Whereas the man beside us appeared to be moving, laden with every single of of his possessions stuffed into black garbage bags. Three or four bags, and he was holding them close, defensive. Like any of us would be interested in what he was carrying, but we supposed this was all he had. He turned his head to glance out the window, but his eyes still seemed unfocused. We wouldn’t have been surprised if he’d started muttering something about nothing at any time.

And so we kept our distance, as much as it’s possible to do side-by-side on public transportation. But it is possible, you know that. It’s in the way you hold yourself, the subtlety with which you turn your body away. The deliberateness of not seeming deliberate, because deliberateness is acknowledgment, which was much closer than we wanted to get.

It wasn’t comfortable, of course. The disparity between us and him was just too jarring, because here it was a holiday Monday and we were the luckiest two in the world. Easier, really, to pretend not to notice this sad pathetic man moving on Thanksgiving, moving on the subway with his belongings in plastic bags. For how do you notice it, and then sit around a gorgeous table with friends? Does it mean anything to be thankful after that? And how do you draw the line between thankful and smug anyway? A toast to us, because we’re not him, and thank god for that. Cheers.

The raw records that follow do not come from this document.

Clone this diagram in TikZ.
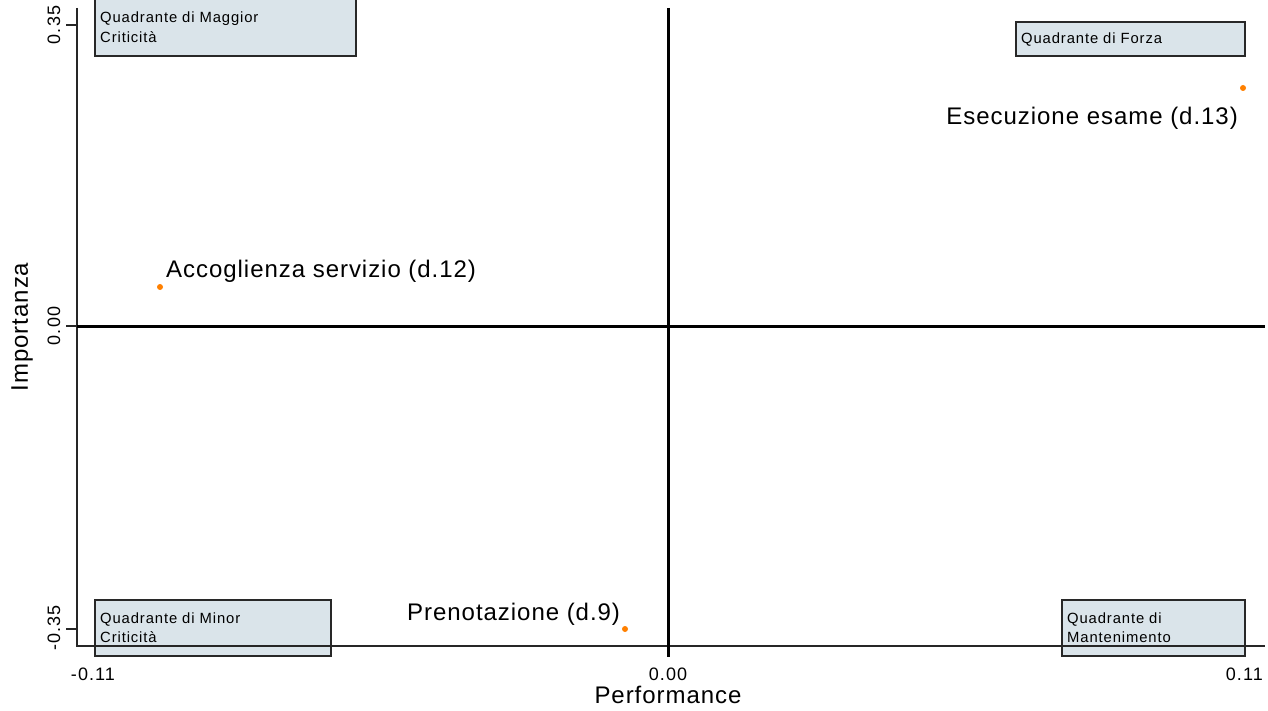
\documentclass[tikz,border=0pt]{standalone}
\usepackage{fontspec}
\setmainfont{Liberation Sans}
\newfontfamily\boxfnt[LetterSpace=6]{Liberation Sans}
\newfontfamily\tickfnt[LetterSpace=6]{Liberation Sans}
\newfontfamily\lblfnt[LetterSpace=4]{Liberation Sans}
\definecolor{boxfill}{RGB}{218,228,234}
\definecolor{dotorange}{RGB}{255,128,0}
\definecolor{boxline}{RGB}{40,40,40}
\begin{document}
\begin{tikzpicture}[x=1pt,y=-1pt,
  quadbox/.style={draw=boxline, line width=1.5pt, fill=boxfill, anchor=north west, inner sep=0pt, outer sep=0pt},
  quadtext/.style={anchor=base west, inner sep=0pt, font=\boxfnt\fontsize{14.8}{17}\selectfont},
  ptlabel/.style={inner sep=0pt, font=\lblfnt\fontsize{24}{28}\selectfont},
  ticklabel/.style={inner sep=0pt, font=\tickfnt\fontsize{18}{21}\selectfont},
  axtitle/.style={inner sep=0pt, font=\lblfnt\fontsize{24}{28}\selectfont},
  dot/.style={circle, fill=dotorange, inner sep=0pt, minimum size=6pt},
  axisline/.style={line width=2pt, black!85},
  zeroline/.style={line width=3pt, black},
  tickline/.style={line width=1.5pt, black!85}]
\useasboundingbox (0,0) rectangle (1268,711);
\fill[white] (0,0) rectangle (1268,711);

% quadrant boxes
\node[quadbox, minimum width=261pt, minimum height=66pt] (boxTL) at (95,-10) {};
\node[quadbox, minimum width=229pt, minimum height=34pt] (boxTR) at (1016,22) {};
\node[quadbox, minimum width=236pt, minimum height=56pt] (boxBL) at (95,600) {};
\node[quadbox, minimum width=183pt, minimum height=56pt] (boxBR) at (1062,600) {};

\node[quadtext] (tTL1) at (100,23) {Quadrante di Maggior};
\node[quadtext] (tTL2) at (100,43) {Criticità};
\node[quadtext] (tTR1) at (1021,44) {Quadrante di Forza};
\node[quadtext] (tBL1) at (100,623) {Quadrante di Minor};
\node[quadtext] (tBL2) at (100,642) {Criticità};
\node[quadtext] (tBR1) at (1067,623) {Quadrante di};
\node[quadtext] (tBR2) at (1067,642) {Mantenimento};

% axes
\coordinate (yaxTop) at (77,8);
\coordinate (origin) at (77,646);
\coordinate (xaxEnd) at (1265,646);
\draw[axisline] (yaxTop) -- (origin) -- (xaxEnd);
\coordinate (vzTop) at (668,8);
\coordinate (vzBot) at (668,657);
\draw[zeroline] (vzTop) -- (vzBot);
\coordinate (hzL) at (77,326);
\coordinate (hzR) at (1265,326);
\draw[zeroline] (hzL) -- (hzR);

% y ticks
\coordinate (yt1a) at (66,25);  \coordinate (yt1b) at (77,25);
\coordinate (yt2a) at (66,326); \coordinate (yt2b) at (77,326);
\coordinate (yt3a) at (66,629); \coordinate (yt3b) at (77,629);
\draw[tickline] (yt1a) -- (yt1b);
\draw[tickline] (yt2a) -- (yt2b);
\draw[tickline] (yt3a) -- (yt3b);

% tick labels
\node[ticklabel, rotate=90] (yl1) at (54,25) {0.35};
\node[ticklabel, rotate=90] (yl2) at (54,326) {0.00};
\node[ticklabel, rotate=90] (yl3) at (54,628) {-0.35};
\node[ticklabel, anchor=base] (xl1) at (93,680) {-0.11};
\node[ticklabel, anchor=base] (xl2) at (668,680) {0.00};
\node[ticklabel, anchor=base east] (xl3) at (1263,680) {0.11};

% axis titles
\node[axtitle, rotate=90] (ytitle) at (22,327) {Importanza};
\node[axtitle, anchor=base] (xtitle) at (668,703) {Performance};

% points
\node[dot] (p13) at (1243,88) {};
\node[dot] (p12) at (160,287) {};
\node[dot] (p9) at (625,629) {};
\node[ptlabel, anchor=base east] (l13) at (1238,125) {Esecuzione esame (d.13)};
\node[ptlabel, anchor=base west] (l12) at (166,277) {Accoglienza servizio (d.12)};
\node[ptlabel, anchor=base west] (l9) at (407,620) {Prenotazione (d.9)};
\end{tikzpicture}
\end{document}
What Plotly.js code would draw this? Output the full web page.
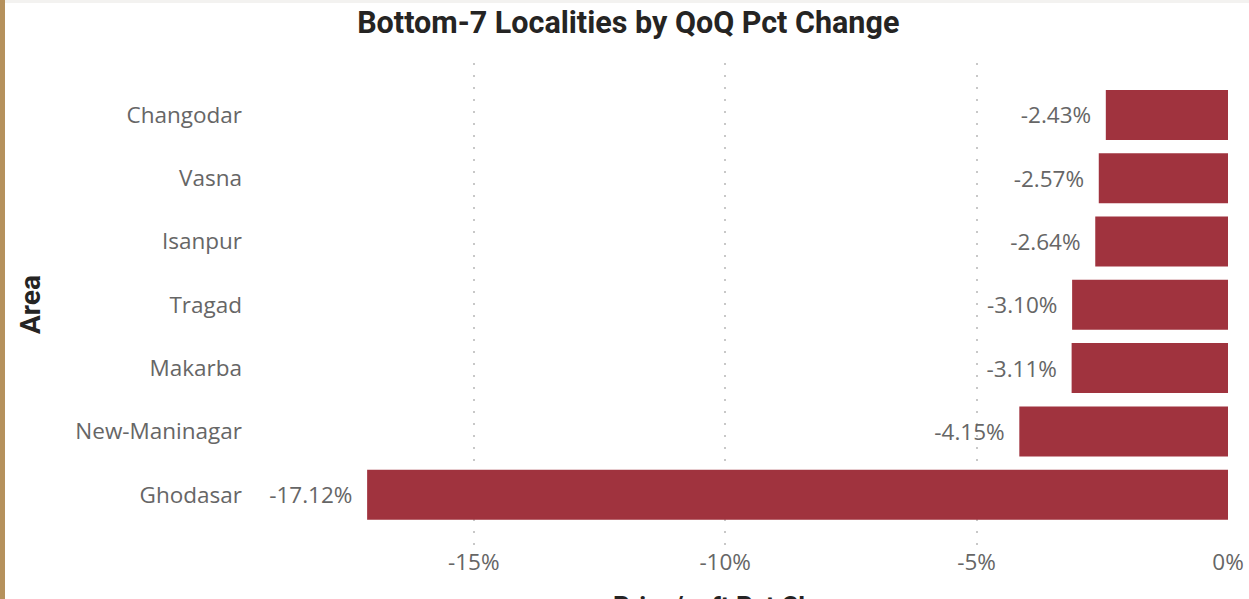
<!DOCTYPE html>
<html>
<head>
<meta charset="utf-8">
<script src="https://cdn.plot.ly/plotly-3.0.1.min.js"></script>
<style>
  html, body { margin: 0; padding: 0; background: #ffffff; overflow: hidden; }
  #chart { width: 1249px; height: 599px; }
  #leftband { position: absolute; left: 0; top: 0; width: 5px; height: 599px; background: #b5915c; pointer-events: none; }
  #topband { position: absolute; left: 5px; top: 0; width: 1244px; height: 3px; background: #f3f2f0; pointer-events: none; }
</style>
</head>
<body>
<div id="chart"></div>
<div id="leftband"></div>
<div id="topband"></div>
<script>
const areas = ["Changodar", "Vasna", "Isanpur", "Tragad", "Makarba", "New-Maninagar", "Ghodasar"];
const pctChange = [-2.43, -2.57, -2.64, -3.10, -3.11, -4.15, -17.12];
const xTickVals = [-15, -10, -5, 0];
const xTickText = ["-15%", "-10%", "-5%", "0%"];
const xTitle = "Price/sqft Pct Change";

const labelFont = "Segoe UI, 'Open Sans', 'Noto Sans', sans-serif";

const trace = {
  type: "bar",
  orientation: "h",
  x: pctChange,
  y: areas,
  marker: { color: "#a0333e" },
  width: 0.79,
  texttemplate: "%{x:.2f}%\u00a0\u00a0",
  textposition: "outside",
  cliponaxis: false,
  textfont: { family: labelFont, size: 22.5, color: "#666666" },
  hoverinfo: "x+y"
};

const layout = {
  width: 1249,
  height: 599,
  margin: { l: 255, r: 21, t: 63, b: 53 },
  paper_bgcolor: "#ffffff",
  plot_bgcolor: "#ffffff",
  showlegend: false,
  title: {
    text: "<b>Bottom-7 Localities by QoQ Pct Change</b>",
    font: { family: "Roboto, sans-serif", size: 30.5, color: "#252423" },
    xref: "container", x: 0.503, xanchor: "center",
    yref: "container", y: 0.962, yanchor: "middle"
  },
  xaxis: {
    range: [-19.35, 0],
    tickvals: xTickVals,
    ticktext: xTickText,
    showgrid: true,
    gridcolor: "#c8c8c8",
    gridwidth: 1.5,
    griddash: "2px,10px",
    zeroline: false,
    showline: false,
    ticks: "",
    tickfont: { family: labelFont, size: 22.5, color: "#666666" },
    title: { text: "" }
  },
  yaxis: {
    type: "category",
    categoryorder: "array",
    categoryarray: areas,
    range: [6.81, -0.82],
    showgrid: false,
    zeroline: false,
    showline: false,
    ticks: "",
    ticklabelstandoff: 12,
    tickfont: { family: labelFont, size: 22.5, color: "#666666" },
    title: {
      text: "<b>Area</b>",
      font: { family: "Roboto, sans-serif", size: 28, color: "#252423" },
      standoff: 26
    }
  },
  annotations: [{
    text: "<b>" + xTitle + "</b>",
    xref: "paper", x: 0.5, xanchor: "center",
    yref: "paper", y: -0.088, yanchor: "top",
    showarrow: false,
    font: { family: "Roboto, sans-serif", size: 26, color: "#252423" }
  }],
  bargap: 0.21
};

Plotly.newPlot("chart", [trace], layout, { displayModeBar: false });
</script>
</body>
</html>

He got off one stop before we did. Gathering his bags, keeping them close, and then we noticed something peculiar as he stepped off the train. So much so that we had to turn and watch, as the train began to leave the station, and the man started walking towards the stairs. How all four of his bags began to rise up into the air without effort, and we realized they were stuffed with balloons. Helium. And now off the train, he didn’t need them so close, so he was letting them float where they’d bob along, high up above his head.

4 thoughts on “A misreading”

  1. Rona Maynard says:

    Lovely. Thanks for this.

  2. patricia says:

    This is beautiful. I want to read more of this writing!

  3. Kerry says:

    Thank you. And oddly enough, totally true!!??

  4. Kerry says:

    The story, I mean. Not your compliments (though I’m sure they’re true too. Thank you.)